Vivamos nuestro bautismo, fuente de la vocación cristiana

La fiesta del Bautismo del Señor nos recuerda que el bautismo ocupa un lugar central en la vida del cristiano. Es el primer sacramento, el fundamento de toda la vida espiritual y la puerta de entrada a la comunidad de creyentes. Más allá de un rito de iniciación, el bautismo encarna un profundo compromiso: la adhesión a Cristo y a la Iglesia Católica, y el inicio de un camino vocacional que atraviesa toda la existencia.

En el bautismo, recibimos la gracia de Dios que nos hace partícipes de su vida divina. Como nos recuerda el apóstol S. Pablo: «Por el bautismo fuimos sepultados con Cristo en la muerte, porque, así como Cristo resucitó, también nosotros vivamos una vida nueva» (Rm 6,4). En el agua bautismal, morimos al pecado y renacemos como hijos de Dios, regenerados por el Espíritu Santo. Esta nueva identidad, la de hijos e hijas de Dios, no es una etiqueta superficial, sino una realidad que configura nuestra existencia y le da un sentido trascendente. Ser bautizado significa pertenecer a Cristo, estar en comunión con Él y con la Iglesia. A través de esta adhesión, nos comprometemos a seguir a Jesús y a vivir según el Evangelio.

Toda vocación cristiana, sea en la vida consagrada, el sacerdocio, el matrimonio o cualquier otra misión, tiene su raíz en el bautismo. Es en este sacramento donde Dios nos llama por nuestro nombre y nos da una misión concreta: ser discípulos y testigos misioneros en el mundo. La vocación no es, por tanto, algo separado de nuestra condición bautismal, sino su consecuencia natural. Al ser bautizados, asumimos una misión: ser luz del mundo y sal de la tierra (Mt 5,13-16). Esto implica vivir nuestra fe con coherencia, testimoniar el amor de Cristo en nuestras realidades cotidianas y contribuir a la construcción del Reino de Dios.

El bautismo no sólo nos incorpora a Cristo, sino también a la comunidad de creyentes: la Iglesia. Nos hace miembros del Cuerpo de Cristo y, por tanto, responsables de su misma misión evangelizadora. Cada uno, desde su vocación particular, está llamado a ser testigo del amor y la verdad de Dios. Como dice el Papa Francisco, «la vocación nace en la comunidad y es sostenida por ella». La adhesión bautismal no es un acto individualista, sino una apertura a los demás, a los hermanos. Somos bautizados para servir, para anunciar, y para vivir en comunión fraterna, reconociendo que nuestra vida está llamada a ser un don para los demás.

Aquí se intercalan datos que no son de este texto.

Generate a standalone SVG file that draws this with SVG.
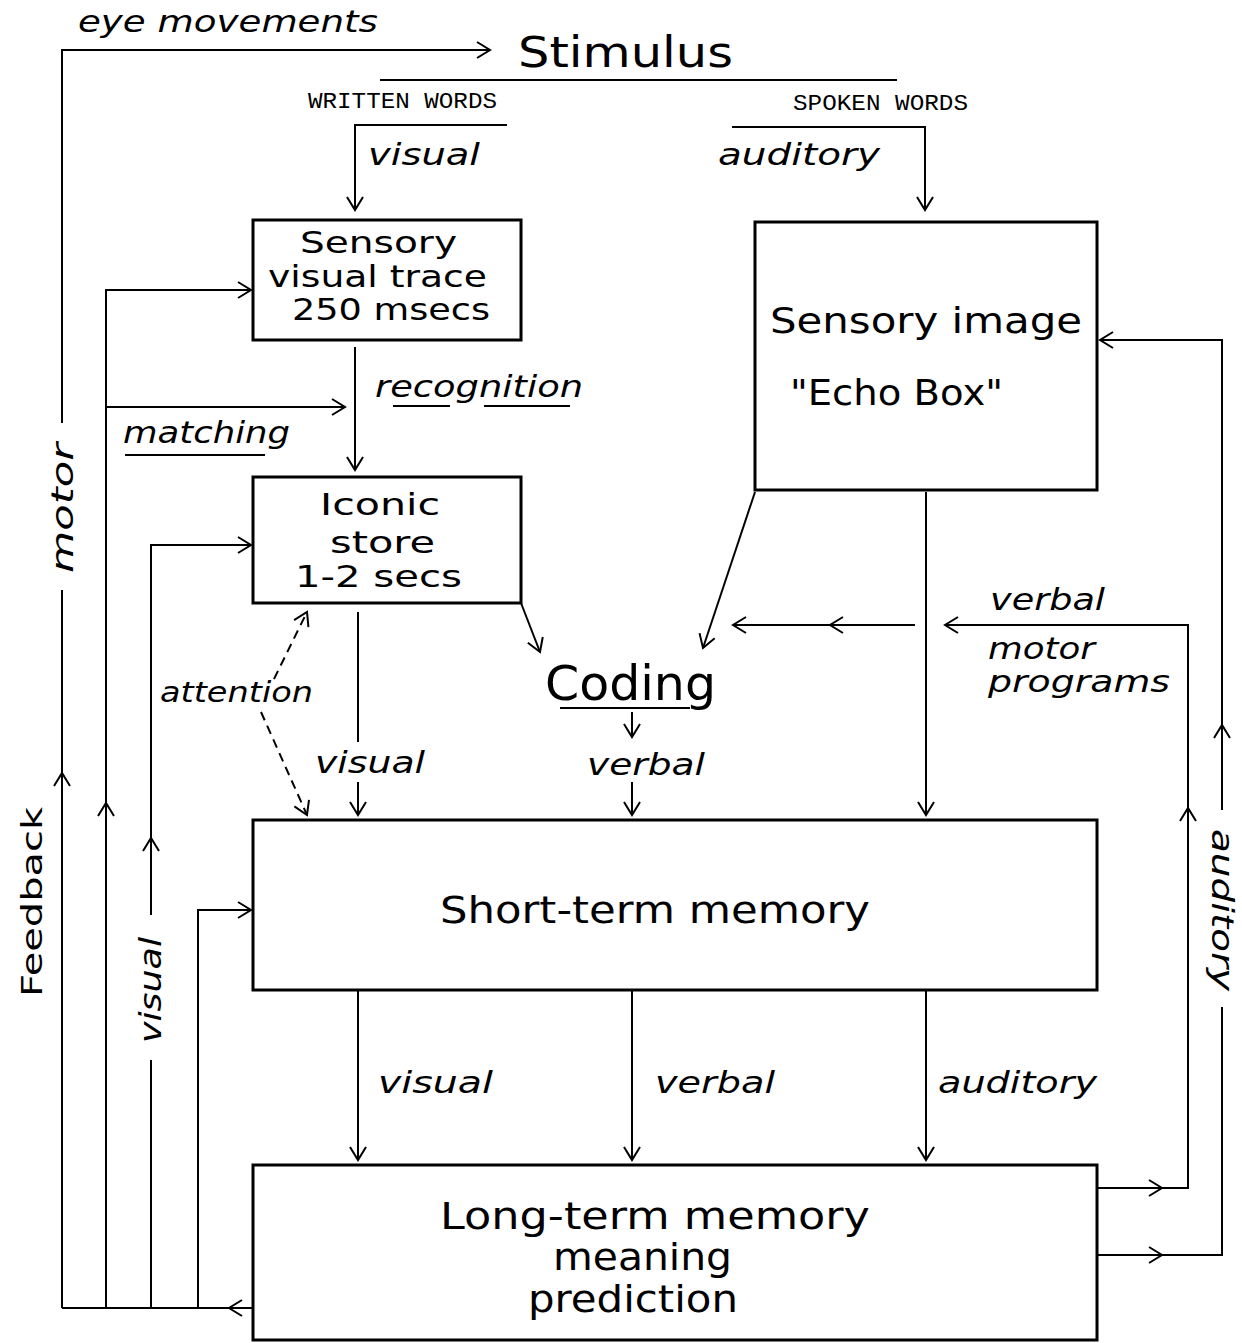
<svg xmlns="http://www.w3.org/2000/svg" width="1242" height="1343" viewBox="0 0 1242 1343">
<style>
  .ln{fill:none;stroke:#000;stroke-width:2}
  .ar{fill:none;stroke:#000;stroke-width:2;marker-end:url(#chev)}
  .ds{fill:none;stroke:#000;stroke-width:2;stroke-dasharray:9,6;marker-end:url(#chev)}
  .box{fill:#fff;stroke:#000;stroke-width:3}
  .t{font-family:"DejaVu Sans","Liberation Sans",sans-serif;fill:#000}
  .i{font-family:"DejaVu Sans","Liberation Sans",sans-serif;font-style:italic;fill:#000}
  .m{font-family:"Liberation Mono","DejaVu Sans Mono",monospace;fill:#000;font-size:22px}
</style>
<defs>
  <marker id="chev" markerUnits="userSpaceOnUse" viewBox="0 0 20 20" markerWidth="20" markerHeight="20" refX="16" refY="10" orient="auto">
    <path d="M3,2 L16,10 L3,18" fill="none" stroke="#000" stroke-width="2"/>
  </marker>
</defs>
<rect width="1242" height="1343" fill="#fff"/>

<g id="connectors">
  <!-- outer feedback / motor / eye movements -->
  <path class="ln" d="M62,1308 L62,590"/>
  <path class="ar" d="M62,423 L62,50 L490,50"/>
  <path class="ar" d="M62,790 L62,773"/>
  <path class="ln" d="M253,1308 L62,1308"/>
  <path class="ar" d="M242,1308 L229,1308"/>
  <!-- x=106 -->
  <path class="ar" d="M106,1308 L106,290 L251,290"/>
  <path class="ar" d="M106,820 L106,803"/>
  <path class="ar" d="M106,407 L345,407"/>
  <!-- x=151 -->
  <path class="ln" d="M151,1308 L151,1060"/>
  <path class="ar" d="M151,915 L151,545 L251,545"/>
  <path class="ar" d="M151,855 L151,838"/>
  <!-- x=198 -->
  <path class="ar" d="M198,1308 L198,910 L251,910"/>
  <!-- stimulus -->
  <path class="ln" d="M380,80 L897,80"/>
  <path class="ar" d="M507,125 L355,125 L355,210"/>
  <path class="ar" d="M732,127 L925,127 L925,210"/>
  <!-- recognition -->
  <path class="ar" d="M355,347 L355,470"/>
  <!-- iconic down -->
  <path class="ln" d="M358,612 L358,742"/>
  <path class="ar" d="M358,782 L358,815"/>
  <path class="ar" d="M521,603 L540,652"/>
  <!-- attention -->
  <path class="ds" d="M274,679 L307,612"/>
  <path class="ds" d="M261,712 L307,815"/>
  <!-- coding -->
  <path class="ar" d="M632,712 L632,737"/>
  <path class="ar" d="M632,782 L632,815"/>
  <!-- echo box -->
  <path class="ar" d="M755,492 L703,648"/>
  <path class="ar" d="M926,492 L926,815"/>
  <path class="ar" d="M915,625 L733,625"/>
  <path class="ar" d="M845,625 L830,625"/>
  <!-- verbal motor programs loop -->
  <path class="ar" d="M1097,1188 L1188,1188 L1188,625 L945,625"/>
  <path class="ar" d="M1145,1188 L1162,1188"/>
  <path class="ar" d="M1188,825 L1188,808"/>
  <!-- outer auditory loop -->
  <path class="ln" d="M1097,1255 L1222,1255 L1222,1007"/>
  <path class="ar" d="M1222,810 L1222,340 L1100,340"/>
  <path class="ar" d="M1145,1255 L1162,1255"/>
  <path class="ar" d="M1222,742 L1222,725"/>
  <!-- STM to LTM -->
  <path class="ar" d="M358,990 L358,1160"/>
  <path class="ar" d="M632,990 L632,1160"/>
  <path class="ar" d="M926,990 L926,1160"/>
  <!-- underlines -->
  <path class="ln" d="M560,708 L690,708"/>
  <path class="ln" d="M125,455 L265,455"/>
  <path class="ln" d="M393,406 L450,406"/>
  <path class="ln" d="M484,406 L570,406"/>
</g>

<g id="labels">
  <text class="i" x="78" y="32" font-size="30" textLength="300" lengthAdjust="spacingAndGlyphs">eye movements</text>
  <text class="t" x="518" y="67" font-size="42" textLength="215" lengthAdjust="spacingAndGlyphs">Stimulus</text>
  <text class="m" x="308" y="108" textLength="189" lengthAdjust="spacingAndGlyphs">WRITTEN WORDS</text>
  <text class="m" x="793" y="110" textLength="175" lengthAdjust="spacingAndGlyphs">SPOKEN WORDS</text>
  <text class="i" x="368" y="165" font-size="30" textLength="112" lengthAdjust="spacingAndGlyphs">visual</text>
  <text class="i" x="718" y="165" font-size="30" textLength="162" lengthAdjust="spacingAndGlyphs">auditory</text>
  <text class="i" x="375" y="397" font-size="30" textLength="208" lengthAdjust="spacingAndGlyphs">recognition</text>
  <text class="i" x="123" y="443" font-size="30" textLength="167" lengthAdjust="spacingAndGlyphs">matching</text>
  <text class="i" x="160" y="702" font-size="29" textLength="153" lengthAdjust="spacingAndGlyphs">attention</text>
  <text class="i" x="315" y="773" font-size="30" textLength="110" lengthAdjust="spacingAndGlyphs">visual</text>
  <text class="t" x="545" y="700" font-size="48" textLength="171" lengthAdjust="spacingAndGlyphs">Coding</text>
  <text class="i" x="587" y="775" font-size="30" textLength="118" lengthAdjust="spacingAndGlyphs">verbal</text>
  <text class="i" x="990" y="610" font-size="30" textLength="115" lengthAdjust="spacingAndGlyphs">verbal</text>
  <text class="i" x="988" y="659" font-size="30" textLength="107" lengthAdjust="spacingAndGlyphs">motor</text>
  <text class="i" x="988" y="692" font-size="30" textLength="182" lengthAdjust="spacingAndGlyphs">programs</text>
  <text class="i" x="378" y="1093" font-size="30" textLength="115" lengthAdjust="spacingAndGlyphs">visual</text>
  <text class="i" x="655" y="1093" font-size="30" textLength="120" lengthAdjust="spacingAndGlyphs">verbal</text>
  <text class="i" x="938" y="1093" font-size="30" textLength="159" lengthAdjust="spacingAndGlyphs">auditory</text>
  <text class="i" transform="translate(73,508) rotate(-90)" text-anchor="middle" font-size="30" textLength="130" lengthAdjust="spacingAndGlyphs">motor</text>
  <text class="t" transform="translate(42,902) rotate(-90)" text-anchor="middle" font-size="28" textLength="190" lengthAdjust="spacingAndGlyphs">Feedback</text>
  <text class="i" transform="translate(161,990) rotate(-90)" text-anchor="middle" font-size="30" textLength="106" lengthAdjust="spacingAndGlyphs">visual</text>
  <text class="i" transform="translate(1212,910) rotate(90)" text-anchor="middle" font-size="30" textLength="162" lengthAdjust="spacingAndGlyphs">auditory</text>
</g>

<g id="sensory-visual-trace">
  <rect class="box" x="253" y="220" width="268" height="120"/>
  <text class="t" x="300" y="253" font-size="30" textLength="157" lengthAdjust="spacingAndGlyphs">Sensory</text>
  <text class="t" x="268" y="287" font-size="30" textLength="219" lengthAdjust="spacingAndGlyphs">visual trace</text>
  <text class="t" x="292" y="320" font-size="30" textLength="198" lengthAdjust="spacingAndGlyphs">250 msecs</text>
</g>

<g id="iconic-store">
  <rect class="box" x="253" y="477" width="268" height="126"/>
  <text class="t" x="320" y="515" font-size="30" textLength="120" lengthAdjust="spacingAndGlyphs">Iconic</text>
  <text class="t" x="330" y="553" font-size="30" textLength="105" lengthAdjust="spacingAndGlyphs">store</text>
  <text class="t" x="295" y="587" font-size="30" textLength="167" lengthAdjust="spacingAndGlyphs">1-2 secs</text>
</g>

<g id="echo-box">
  <rect class="box" x="755" y="222" width="342" height="268"/>
  <text class="t" x="770" y="333" font-size="36" textLength="312" lengthAdjust="spacingAndGlyphs">Sensory image</text>
  <text class="t" x="790" y="405" font-size="36" textLength="213" lengthAdjust="spacingAndGlyphs">"Echo Box"</text>
</g>

<g id="short-term-memory">
  <rect class="box" x="253" y="820" width="844" height="170"/>
  <text class="t" x="440" y="923" font-size="38" textLength="430" lengthAdjust="spacingAndGlyphs">Short-term memory</text>
</g>

<g id="long-term-memory">
  <rect class="box" x="253" y="1165" width="844" height="175"/>
  <text class="t" x="440" y="1229" font-size="38" textLength="430" lengthAdjust="spacingAndGlyphs">Long-term memory</text>
  <text class="t" x="553" y="1270" font-size="38" textLength="179" lengthAdjust="spacingAndGlyphs">meaning</text>
  <text class="t" x="528" y="1312" font-size="38" textLength="210" lengthAdjust="spacingAndGlyphs">prediction</text>
</g>
</svg>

En el ritmo de la vida cotidiana, es fácil olvidar la grandeza de nuestro bautismo. Por eso, la Iglesia nos invita a renovar constantemente nuestras promesas bautismales. Este gesto no es un simple recuerdo sino un redescubrimiento de nuestra vocación más profunda: vivir como hijos de Dios y colaboradores de su misión. En el bautismo hemos sido ungidos, enviados y capacitados por el Espíritu Santo para dar frutos abundantes. Redescubrir ese don nos permite responder a nuestra vocación con generosidad y alegría, recordando que toda misión nace de nuestra adhesión a Cristo. El bautismo fue el inicio de una historia de amor y entrega que nos llevará a la eternidad. Es el fundamento de nuestra vocación cristiana, el momento en que Dios nos llama a seguirle y a participar en su misión salvadora. Vivir nuestra adhesión bautismal significa redescubrir, cada día, nuestra identidad en Cristo y responder a su llamada con un corazón dispuesto y generoso.